The problem:
Nothing after the line with "12.5, 5.5, -1.5]" belongs in the copy; extract the lines below from the top through that line, pictures left out.

Dataset extract:
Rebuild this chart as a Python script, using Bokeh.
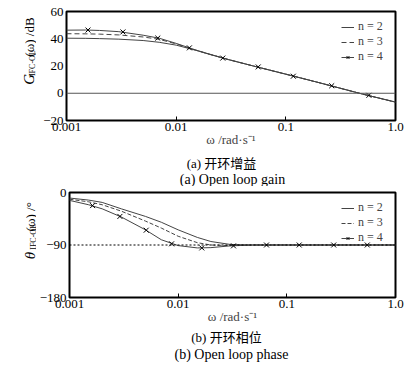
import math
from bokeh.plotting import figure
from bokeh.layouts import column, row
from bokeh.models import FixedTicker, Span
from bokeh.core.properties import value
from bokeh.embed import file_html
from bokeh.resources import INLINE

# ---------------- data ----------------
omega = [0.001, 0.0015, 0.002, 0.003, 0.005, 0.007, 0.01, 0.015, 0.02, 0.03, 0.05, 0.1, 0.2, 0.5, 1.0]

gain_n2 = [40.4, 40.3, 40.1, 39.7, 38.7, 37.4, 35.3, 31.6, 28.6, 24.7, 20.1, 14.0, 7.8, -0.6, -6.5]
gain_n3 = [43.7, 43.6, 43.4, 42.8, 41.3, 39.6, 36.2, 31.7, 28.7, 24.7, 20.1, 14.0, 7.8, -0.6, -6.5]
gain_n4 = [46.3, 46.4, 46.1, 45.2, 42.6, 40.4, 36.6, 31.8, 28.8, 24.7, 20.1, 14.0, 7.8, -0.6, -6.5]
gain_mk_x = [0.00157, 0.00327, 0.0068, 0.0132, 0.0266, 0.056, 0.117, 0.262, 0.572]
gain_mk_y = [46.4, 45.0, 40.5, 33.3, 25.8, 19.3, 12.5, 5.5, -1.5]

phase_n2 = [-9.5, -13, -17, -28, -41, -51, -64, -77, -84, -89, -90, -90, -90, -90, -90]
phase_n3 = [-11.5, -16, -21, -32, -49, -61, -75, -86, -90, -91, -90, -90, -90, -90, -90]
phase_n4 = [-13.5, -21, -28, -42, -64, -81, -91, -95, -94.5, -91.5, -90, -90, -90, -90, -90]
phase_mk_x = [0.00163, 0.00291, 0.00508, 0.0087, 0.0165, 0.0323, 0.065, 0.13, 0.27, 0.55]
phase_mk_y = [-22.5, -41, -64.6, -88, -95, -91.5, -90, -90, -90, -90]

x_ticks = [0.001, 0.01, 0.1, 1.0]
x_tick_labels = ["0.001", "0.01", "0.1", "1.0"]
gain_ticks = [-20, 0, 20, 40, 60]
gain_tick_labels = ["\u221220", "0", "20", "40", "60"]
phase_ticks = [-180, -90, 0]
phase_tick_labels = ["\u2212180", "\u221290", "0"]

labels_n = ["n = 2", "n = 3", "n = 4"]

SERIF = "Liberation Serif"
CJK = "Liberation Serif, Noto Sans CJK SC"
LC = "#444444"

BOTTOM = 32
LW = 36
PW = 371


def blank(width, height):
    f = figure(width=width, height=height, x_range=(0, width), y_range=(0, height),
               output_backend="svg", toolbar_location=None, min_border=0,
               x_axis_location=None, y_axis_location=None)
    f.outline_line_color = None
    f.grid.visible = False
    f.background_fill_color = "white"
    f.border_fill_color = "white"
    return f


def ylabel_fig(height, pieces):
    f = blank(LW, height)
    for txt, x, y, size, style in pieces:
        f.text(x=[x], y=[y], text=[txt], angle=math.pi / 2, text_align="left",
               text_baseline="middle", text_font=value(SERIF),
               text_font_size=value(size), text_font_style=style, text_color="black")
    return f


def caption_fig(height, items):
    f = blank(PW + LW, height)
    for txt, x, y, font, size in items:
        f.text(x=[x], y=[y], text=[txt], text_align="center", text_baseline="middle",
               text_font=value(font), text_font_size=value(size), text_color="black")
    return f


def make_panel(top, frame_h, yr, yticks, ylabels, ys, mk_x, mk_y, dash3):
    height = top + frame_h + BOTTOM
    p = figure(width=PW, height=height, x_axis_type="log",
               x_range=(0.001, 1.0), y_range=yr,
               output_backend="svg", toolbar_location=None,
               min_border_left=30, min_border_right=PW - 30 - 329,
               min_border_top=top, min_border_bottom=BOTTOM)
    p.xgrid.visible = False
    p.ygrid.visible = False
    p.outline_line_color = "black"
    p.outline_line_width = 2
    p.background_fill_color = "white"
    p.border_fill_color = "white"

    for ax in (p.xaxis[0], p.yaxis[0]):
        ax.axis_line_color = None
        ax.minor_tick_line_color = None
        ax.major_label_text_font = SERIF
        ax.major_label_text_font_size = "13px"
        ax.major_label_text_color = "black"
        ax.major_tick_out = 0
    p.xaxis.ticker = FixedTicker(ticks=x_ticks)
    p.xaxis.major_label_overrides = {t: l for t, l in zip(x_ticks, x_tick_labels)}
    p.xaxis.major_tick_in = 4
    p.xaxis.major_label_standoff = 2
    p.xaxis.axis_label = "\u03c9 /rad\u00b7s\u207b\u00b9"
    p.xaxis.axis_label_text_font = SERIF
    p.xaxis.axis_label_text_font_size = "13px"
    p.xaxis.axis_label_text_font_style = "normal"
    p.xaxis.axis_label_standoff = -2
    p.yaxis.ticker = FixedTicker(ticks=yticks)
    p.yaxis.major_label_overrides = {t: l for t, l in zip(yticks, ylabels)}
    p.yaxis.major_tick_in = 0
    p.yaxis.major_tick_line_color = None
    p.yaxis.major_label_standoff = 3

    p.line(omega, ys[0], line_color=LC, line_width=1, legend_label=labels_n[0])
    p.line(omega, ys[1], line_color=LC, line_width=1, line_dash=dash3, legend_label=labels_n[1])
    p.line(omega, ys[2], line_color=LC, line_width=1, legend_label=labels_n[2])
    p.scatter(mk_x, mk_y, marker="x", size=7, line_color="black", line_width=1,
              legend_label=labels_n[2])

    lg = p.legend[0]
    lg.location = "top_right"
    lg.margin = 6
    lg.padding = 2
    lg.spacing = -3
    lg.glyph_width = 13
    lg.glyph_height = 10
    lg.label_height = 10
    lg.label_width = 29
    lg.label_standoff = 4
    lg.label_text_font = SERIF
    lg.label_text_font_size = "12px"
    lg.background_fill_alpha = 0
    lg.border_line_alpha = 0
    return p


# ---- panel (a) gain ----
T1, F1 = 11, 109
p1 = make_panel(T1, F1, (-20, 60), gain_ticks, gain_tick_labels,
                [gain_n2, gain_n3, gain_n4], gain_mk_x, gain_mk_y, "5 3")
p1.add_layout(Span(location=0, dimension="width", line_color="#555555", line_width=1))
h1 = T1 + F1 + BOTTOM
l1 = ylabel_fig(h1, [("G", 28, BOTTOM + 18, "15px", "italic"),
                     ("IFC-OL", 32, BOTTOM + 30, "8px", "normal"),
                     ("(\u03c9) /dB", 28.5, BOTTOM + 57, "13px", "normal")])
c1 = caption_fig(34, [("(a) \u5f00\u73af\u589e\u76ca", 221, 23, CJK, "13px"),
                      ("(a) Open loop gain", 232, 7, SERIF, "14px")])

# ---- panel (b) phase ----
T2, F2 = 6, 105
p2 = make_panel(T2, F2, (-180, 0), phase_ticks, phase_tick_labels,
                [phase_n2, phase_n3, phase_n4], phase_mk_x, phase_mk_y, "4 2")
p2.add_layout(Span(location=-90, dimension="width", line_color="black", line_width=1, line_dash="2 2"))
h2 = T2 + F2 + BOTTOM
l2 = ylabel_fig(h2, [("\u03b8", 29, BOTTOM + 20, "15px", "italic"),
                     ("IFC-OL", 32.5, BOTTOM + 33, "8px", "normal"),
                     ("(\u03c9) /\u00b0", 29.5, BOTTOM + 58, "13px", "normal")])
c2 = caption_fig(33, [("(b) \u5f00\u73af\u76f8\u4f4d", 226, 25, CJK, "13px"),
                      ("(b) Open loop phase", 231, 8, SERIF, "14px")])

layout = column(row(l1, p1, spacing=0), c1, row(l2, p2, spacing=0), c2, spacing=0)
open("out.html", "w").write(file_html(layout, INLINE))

Expected answer:
Rebuild this chart as a Python script, using Bokeh.
import math
from bokeh.plotting import figure
from bokeh.layouts import column, row
from bokeh.models import FixedTicker, Span
from bokeh.core.properties import value
from bokeh.embed import file_html
from bokeh.resources import INLINE

# ---------------- data ----------------
omega = [0.001, 0.0015, 0.002, 0.003, 0.005, 0.007, 0.01, 0.015, 0.02, 0.03, 0.05, 0.1, 0.2, 0.5, 1.0]

gain_n2 = [40.4, 40.3, 40.1, 39.7, 38.7, 37.4, 35.3, 31.6, 28.6, 24.7, 20.1, 14.0, 7.8, -0.6, -6.5]
gain_n3 = [43.7, 43.6, 43.4, 42.8, 41.3, 39.6, 36.2, 31.7, 28.7, 24.7, 20.1, 14.0, 7.8, -0.6, -6.5]
gain_n4 = [46.3, 46.4, 46.1, 45.2, 42.6, 40.4, 36.6, 31.8, 28.8, 24.7, 20.1, 14.0, 7.8, -0.6, -6.5]
gain_mk_x = [0.00157, 0.00327, 0.0068, 0.0132, 0.0266, 0.056, 0.117, 0.262, 0.572]
gain_mk_y = [46.4, 45.0, 40.5, 33.3, 25.8, 19.3, 12.5, 5.5, -1.5]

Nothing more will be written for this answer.